Outreach to parents is key, Hahn said, recalling her early childhood, when seat belts weren’t commonly used.
“We will work to educate and raise public awareness among adults on how we can keep our most vulnerable residents safe,” Hahn said.
Work remains to be done to ensure that parents use car seats, put cell phones away while driving and always make sure their kids buckle up. And collisions involving vehicles and children on foot or on bicycles — sometimes run over in their own driveway — remain the leading cause of unintentional child deaths, according to the Inter-Agency Council on Child Abuse and Neglect.
The county will also focus on internet safety, gun safety, bike helmets and safe sleep.
An aggressive public awareness campaign about the dangers of co-sleeping with an infant or leaving babies to sleep in a cluttered crib helped dropped the number of those deaths by nearly two-thirds, ICAN Executive Director Deanne Tilton Durfee told City News Service.
However, it remains the second leading cause of unintentional child deaths in the county — with 24 infants dying due to co-sleeping or unsafe sleep in 2015 — outpacing child abuse as a cause, according to ICAN’s preliminary numbers, set to be published in April.
“It is the most preventable and most tragic way to lose a young life,” Durfee said, adding that children under a year old and especially those less than 6 months old are “extremely vulnerable.”
Parents sometimes fail to realize that they shift position more than a dozen times as they sleep and can easily roll over an infant sleeping in the same bed, she said.
During the board meeting, Supervisor Sheila Kuehl said safe sleep is a particularly problematic issue in the homeless community, where there have been “a number of infant deaths.”
Kuehl said cribs are typically available in homeless shelters, but may not be on hand in motels where homeless families use vouchers to pay for temporary quarters.
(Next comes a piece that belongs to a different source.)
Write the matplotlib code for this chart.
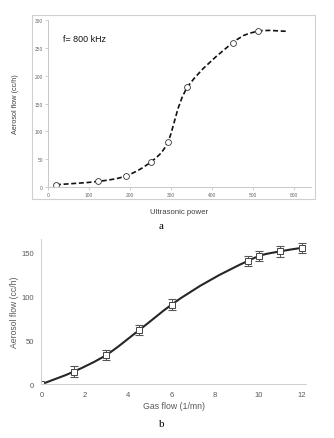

And “it’s very difficult to arrange safe sleep in a car,” Kuehl said, referring to families forced to use their vehicle as a home.
The county could do more to help, but many homeless individuals try to hide the fact that they have children, afraid that social service agencies will take their family away, Kuehl said.
ICAN doesn’t track the number of child deaths related to homelessness and further detail was not immediately available from Kuehl’s office or other sources.
Details on the scope of the child safety campaign, including more data on unintentional deaths, is expected in 60 days.